Stocking density is a major consideration for anyone starting out in aquaponics. As so many people have asked about the best density for crop production, Dr. Nate Storey has given us an introduction to stocking density and some great advice that applies to starting, maintaining and managing a healthy and productive aquaponics system.
Aquaponics stocking density
Rules of Thumb for Stocking Density
Remember that every aquaponics system has variables that must be factored into your choices about the species of fish you select and the density you support. That said, here are a couple of general guidelines to help you estimate the stocking density for your system.
Lower density means fewer headaches
It is better to err on the side of lower density. You can adjust to the particular capacity of your system once you are comfortable with monitoring and regulating the water quality by adjusting how frequently you feed. Higher densities require more complex filtration and aeration setups. To keep things simple, stick with a lower stocking density.
A pound of fish, no more, no less
Plan for one pound of fish for every 8-10 gallons of water. This ratio is for the established system, which means you will need to base your initial figure on the approximate weight of full-grown fish. The adjusted ratio of fingerlings to add to the system after cycling works out to 1/10 of a pound of fingerlings per 8-10 gallons of water. When your fish are fully grown out you will have one pound per 8-10 gallons at system maturity.

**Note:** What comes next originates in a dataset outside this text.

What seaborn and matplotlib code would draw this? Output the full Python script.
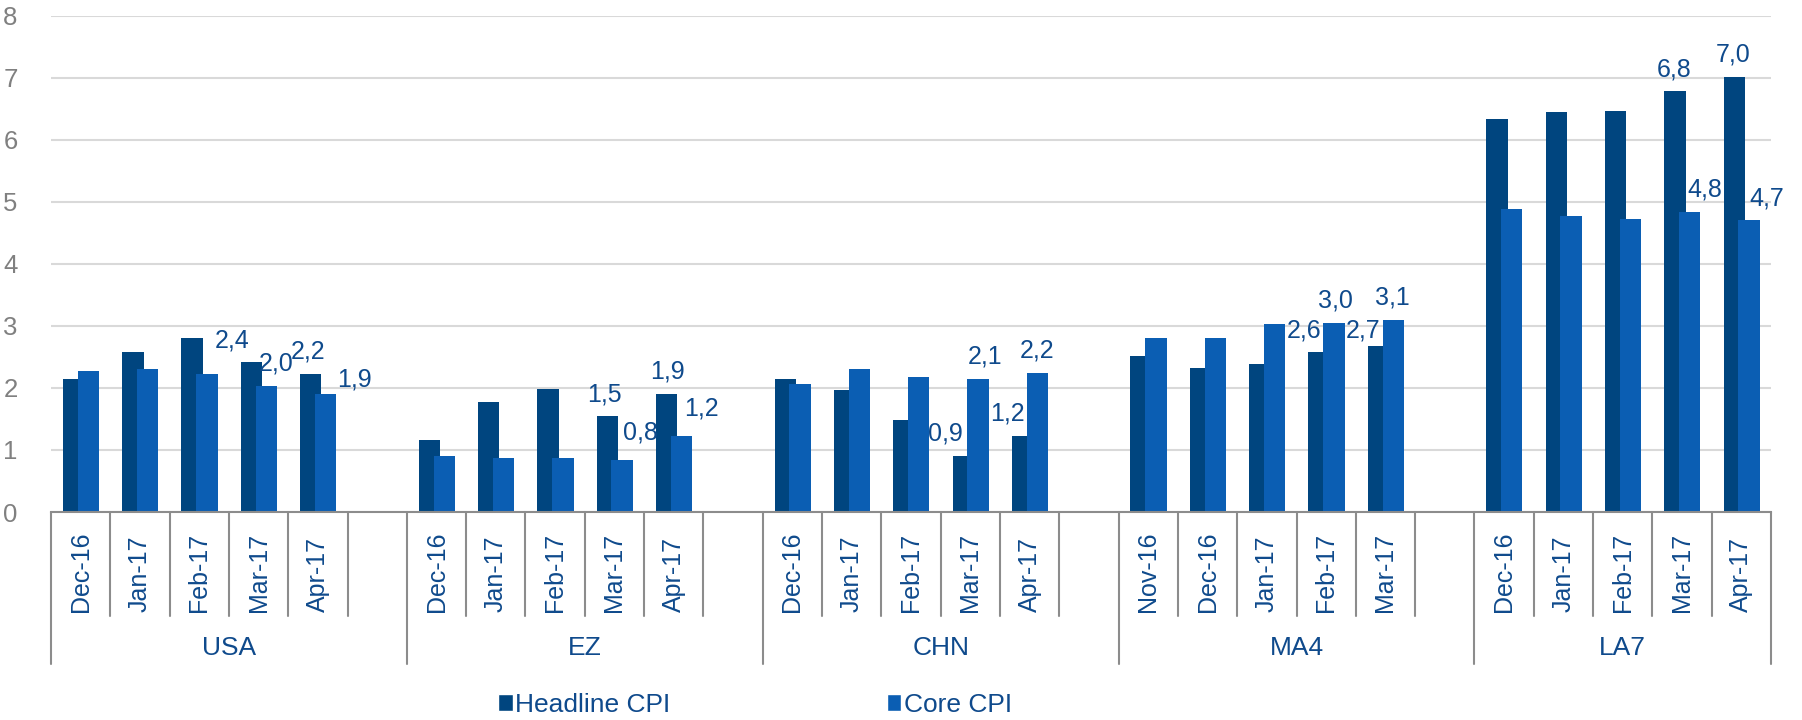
import matplotlib

matplotlib.use("Agg")
import matplotlib.pyplot as plt
import matplotlib.transforms as mtransforms
from matplotlib.patches import Patch
import pandas as pd
import seaborn as sns

# ---- data ----
groups = ["USA", "EZ", "CHN", "MA4", "LA7"]
months_usa = ["Dec-16", "Jan-17", "Feb-17", "Mar-17", "Apr-17"]
months_ez = ["Dec-16", "Jan-17", "Feb-17", "Mar-17", "Apr-17"]
months_chn = ["Dec-16", "Jan-17", "Feb-17", "Mar-17", "Apr-17"]
months_ma4 = ["Nov-16", "Dec-16", "Jan-17", "Feb-17", "Mar-17"]
months_la7 = ["Dec-16", "Jan-17", "Feb-17", "Mar-17", "Apr-17"]

headline_usa = [2.14, 2.58, 2.81, 2.42, 2.23]
headline_ez = [1.16, 1.78, 1.99, 1.54, 1.91]
headline_chn = [2.14, 1.97, 1.49, 0.91, 1.23]
headline_ma4 = [2.51, 2.32, 2.39, 2.58, 2.68]
headline_la7 = [6.34, 6.44, 6.47, 6.79, 7.01]

core_usa = [2.27, 2.30, 2.23, 2.03, 1.91]
core_ez = [0.90, 0.87, 0.87, 0.84, 1.23]
core_chn = [2.07, 2.30, 2.17, 2.14, 2.24]
core_ma4 = [2.81, 2.81, 3.03, 3.04, 3.09]
core_la7 = [4.89, 4.77, 4.73, 4.84, 4.70]

y_ticks = [0, 1, 2, 3, 4, 5, 6, 7, 8]

# label placement for the last two months of each group:
# (x offset from slot centre, y offset above bar top) for headline and core
label_offsets_headline = {
    "USA": [(-0.44, 0.34), (-0.17, 0.35)],
    "EZ": [(-0.17, 0.35), (-0.11, 0.36)],
    "CHN": [(-0.42, 0.35), (-0.37, 0.35)],
    "MA4": [(-0.37, 0.35), (-0.38, 0.24)],
    "LA7": [(-0.14, 0.35), (-0.14, 0.36)],
}
label_offsets_core = {
    "USA": [(0.30, 0.37), (0.62, 0.22)],
    "EZ": [(0.43, 0.44), (0.47, 0.44)],
    "CHN": [(0.25, 0.36), (0.13, 0.36)],
    "MA4": [(0.15, 0.37), (0.12, 0.37)],
    "LA7": [(0.39, 0.36), (0.42, 0.36)],
}

HEADLINE_COLOR = "#00457F"
CORE_COLOR = "#0B5EB3"
TEXT_BLUE = "#0F4A8C"
GREY = "#808080"
LINE_GREY = "#8C8C8C"

W, H = 1802, 720
SLOTS_PER_GROUP = 6
OFFSET_H = -0.12
OFFSET_C = 0.13
BAR_W = 0.36


def fig_y(px):
    return 1 - px / H


months = [months_usa, months_ez, months_chn, months_ma4, months_la7]
headline = [headline_usa, headline_ez, headline_chn, headline_ma4, headline_la7]
core = [core_usa, core_ez, core_chn, core_ma4, core_la7]

rows = []
for g, name in enumerate(groups):
    for i, m in enumerate(months[g]):
        slot = g * SLOTS_PER_GROUP + i
        rows.append({"group": name, "month": m, "slot": slot,
                     "headline": headline[g][i], "core": core[g][i]})
df = pd.DataFrame(rows)
n_slots = (len(groups) - 1) * SLOTS_PER_GROUP + len(months[-1])

sns.set_style("white")
plt.rcParams["font.family"] = ["Liberation Sans", "DejaVu Sans"]

fig = plt.figure(figsize=(W / 100, H / 100), dpi=100)
ax = fig.add_axes([51 / W, fig_y(512), 1720 / W, (512 - 15.7) / H])

sns.barplot(x=df["slot"] + OFFSET_H, y=df["headline"], native_scale=True,
            width=BAR_W, color=HEADLINE_COLOR, saturation=1, errorbar=None,
            linewidth=0, ax=ax, zorder=2)
sns.barplot(x=df["slot"] + OFFSET_C, y=df["core"], native_scale=True,
            width=BAR_W, color=CORE_COLOR, saturation=1, errorbar=None,
            linewidth=0, ax=ax, zorder=3)

ax.set_xlim(-0.5, n_slots - 0.5)
ax.set_ylim(0, 8)
ax.set_yticks(y_ticks)
ax.set_xticks([])
ax.set_xlabel("")
ax.set_ylabel("")
ax.yaxis.grid(True, color="#D9D9D9", linewidth=1.5)
ax.set_axisbelow(True)
for side in ["top", "right", "left"]:
    ax.spines[side].set_visible(False)
ax.spines["bottom"].set_color(LINE_GREY)
ax.spines["bottom"].set_linewidth(1.5)
ax.spines["bottom"].set_zorder(4)
ax.tick_params(axis="y", length=0, pad=24, labelsize=18.5, labelcolor=GREY)

# data labels
for g, name in enumerate(groups):
    for k, i in enumerate([3, 4]):
        slot = g * SLOTS_PER_GROUP + i
        for vals, offs in [(headline[g], label_offsets_headline[name]),
                           (core[g], label_offsets_core[name])]:
            dx, dy = offs[k]
            v = vals[i]
            ax.text(slot + dx, v + dy, f"{v:.1f}".replace(".", ","),
                    ha="center", va="center", fontsize=18, color=TEXT_BLUE,
                    zorder=5)

# multi-level category axis
trans = mtransforms.blended_transform_factory(ax.transData, fig.transFigure)
for g, name in enumerate(groups):
    start = g * SLOTS_PER_GROUP
    n = SLOTS_PER_GROUP if g < len(groups) - 1 else len(months[g])
    for i in range(n):
        if i < len(months[g]):
            ax.text(start + i, fig_y(612), months[g][i], transform=trans,
                    rotation=90, ha="center", va="bottom", fontsize=18,
                    color=TEXT_BLUE)
        if i > 0:
            ax.plot([start + i - 0.5] * 2, [fig_y(512), fig_y(616)],
                    transform=trans, color=LINE_GREY, lw=1.5, clip_on=False)
    ax.plot([start - 0.5] * 2, [fig_y(512), fig_y(664)], transform=trans,
            color=LINE_GREY, lw=1.5, clip_on=False)
    ax.text(start + (n - 1) / 2, fig_y(648), name, transform=trans,
            ha="center", va="center", fontsize=19, color=TEXT_BLUE)
ax.plot([n_slots - 0.5] * 2, [fig_y(512), fig_y(664)], transform=trans,
        color=LINE_GREY, lw=1.5, clip_on=False)

handles = [Patch(facecolor=HEADLINE_COLOR, label="Headline CPI"),
           Patch(facecolor=CORE_COLOR, label="Core CPI")]
fig.legend(handles=handles, loc="center left",
           bbox_to_anchor=(498 / W, fig_y(705)), ncol=2, frameon=False,
           fontsize=19, handlelength=0.55, handleheight=0.6,
           handletextpad=0.1, columnspacing=8.2, borderpad=0,
           borderaxespad=0, labelcolor=TEXT_BLUE)

fig.savefig("out.png", dpi=100)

When you sit down to plan it will save a lot of time and trouble to consider how you want your system to function and figure the stocking density accordingly. Don't forget that these guidelines are general.
This is a great place to start and it could even work as a rule, but be sure to pay close attention and test the water in your system frequently and consistently. Monitoring the system will help you to make adjustments to suit your production goals.